Pero igual de importante es cómo hablamos los adultos en casa. Si un niño escucha a diario frases como “¿eres tonto o qué?”, será imposible que aprenda a dirigirse a los demás con respeto. En cambio, si nos esforzamos en decir “seguro que no te has dado cuenta, fíjate mejor la próxima vez”, estamos enseñando límites, sí, pero desde la calma y la empatía.
Al final, se trata de que entiendan que las palabras nunca quedan en el aire. En la infancia, una sola palabra puede moldear la seguridad, el carácter o la manera en que un niño se relaciona con el mundo.
¿En qué momento supiste que Somos violetas y El truco de las palabras bonitas formaban parte del mismo universo creativo, aunque hablen a públicos tan distintos?
Me di cuenta cuando entendí que, aunque se dirijan a públicos diferentes, comparten una raíz común: cómo lo que recibimos de los demás —sus palabras, sus gestos, sus silencios— puede acompañarnos toda la vida.
En Somos violetas, Alice utiliza el humor, la ironía y el sarcasmo como protección, como una coraza para sobrevivir. En El truco de las palabras bonitas, Lea está justo en el momento en que esa coraza aún no existe y empieza a descubrir que su manera de hablar puede herir o ayudar.
Son dos perspectivas del mismo tema: el lenguaje y el trato recibido en la infancia influyen enormemente en cómo nos relacionamos de adultos.
Ahora que combinas escritura, agencia de comunicación y asesoría literaria, ¿qué disfrutas más: crear tus historias o acompañar a otros autores a encontrar la suya?
Son satisfacciones muy diferentes, pero todas comparten algo: las palabras como herramienta de transformación.
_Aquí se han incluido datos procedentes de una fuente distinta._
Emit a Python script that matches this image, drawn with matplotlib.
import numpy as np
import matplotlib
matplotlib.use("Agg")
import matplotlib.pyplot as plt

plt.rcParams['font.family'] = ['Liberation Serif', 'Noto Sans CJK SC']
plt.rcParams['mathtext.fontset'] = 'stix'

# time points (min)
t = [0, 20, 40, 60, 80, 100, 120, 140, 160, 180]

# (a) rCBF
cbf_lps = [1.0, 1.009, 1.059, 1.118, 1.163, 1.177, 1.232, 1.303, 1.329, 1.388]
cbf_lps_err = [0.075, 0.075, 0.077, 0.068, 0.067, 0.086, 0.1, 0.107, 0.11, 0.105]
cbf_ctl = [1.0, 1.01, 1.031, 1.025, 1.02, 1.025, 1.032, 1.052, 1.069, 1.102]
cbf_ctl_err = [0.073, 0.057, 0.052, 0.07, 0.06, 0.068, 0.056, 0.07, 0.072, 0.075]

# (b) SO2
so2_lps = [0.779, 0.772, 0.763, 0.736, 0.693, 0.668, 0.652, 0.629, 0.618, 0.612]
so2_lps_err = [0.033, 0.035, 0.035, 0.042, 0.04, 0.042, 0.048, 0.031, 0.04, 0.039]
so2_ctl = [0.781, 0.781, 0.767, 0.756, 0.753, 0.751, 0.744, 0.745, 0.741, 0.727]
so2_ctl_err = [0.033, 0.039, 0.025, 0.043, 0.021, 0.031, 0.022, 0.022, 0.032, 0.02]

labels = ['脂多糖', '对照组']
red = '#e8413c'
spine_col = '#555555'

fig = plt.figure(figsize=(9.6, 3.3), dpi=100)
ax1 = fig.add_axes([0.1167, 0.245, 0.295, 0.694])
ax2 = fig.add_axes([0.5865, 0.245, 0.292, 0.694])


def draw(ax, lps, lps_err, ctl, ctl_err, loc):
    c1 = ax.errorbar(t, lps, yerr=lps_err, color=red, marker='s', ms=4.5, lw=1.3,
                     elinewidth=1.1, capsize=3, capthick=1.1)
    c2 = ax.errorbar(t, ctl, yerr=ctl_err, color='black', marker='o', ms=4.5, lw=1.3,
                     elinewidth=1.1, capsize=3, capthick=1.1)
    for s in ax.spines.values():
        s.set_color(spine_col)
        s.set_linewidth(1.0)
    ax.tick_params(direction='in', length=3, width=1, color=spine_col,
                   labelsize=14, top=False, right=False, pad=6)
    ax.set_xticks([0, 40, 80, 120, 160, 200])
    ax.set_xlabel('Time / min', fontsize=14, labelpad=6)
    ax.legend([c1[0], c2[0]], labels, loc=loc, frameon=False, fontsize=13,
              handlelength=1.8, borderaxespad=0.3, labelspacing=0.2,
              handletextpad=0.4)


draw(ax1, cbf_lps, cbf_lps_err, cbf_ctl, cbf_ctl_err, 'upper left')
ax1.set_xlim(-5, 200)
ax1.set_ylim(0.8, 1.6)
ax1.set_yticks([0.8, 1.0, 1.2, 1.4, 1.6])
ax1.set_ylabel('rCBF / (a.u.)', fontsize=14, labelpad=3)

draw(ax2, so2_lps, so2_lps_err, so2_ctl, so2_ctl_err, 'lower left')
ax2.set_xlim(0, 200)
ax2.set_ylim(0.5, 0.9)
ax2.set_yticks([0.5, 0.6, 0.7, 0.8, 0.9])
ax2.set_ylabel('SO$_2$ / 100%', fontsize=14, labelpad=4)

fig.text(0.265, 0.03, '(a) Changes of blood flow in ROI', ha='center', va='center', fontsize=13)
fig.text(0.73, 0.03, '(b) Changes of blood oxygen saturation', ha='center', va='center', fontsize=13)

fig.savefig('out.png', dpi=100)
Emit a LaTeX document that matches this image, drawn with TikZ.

Cuando escribo mis historias, siento una libertad absoluta. En la asesoría literaria, el disfrute está en acompañar a un autor desde una idea en bruto hasta un proyecto sólido. Y en la comunicación, la magia está en ayudar a marcas o proyectos a encontrar su relato y conectar con su público.
Cada área alimenta a las otras: escribir, acompañar y comunicar son tres formas distintas de trabajar con la misma materia prima.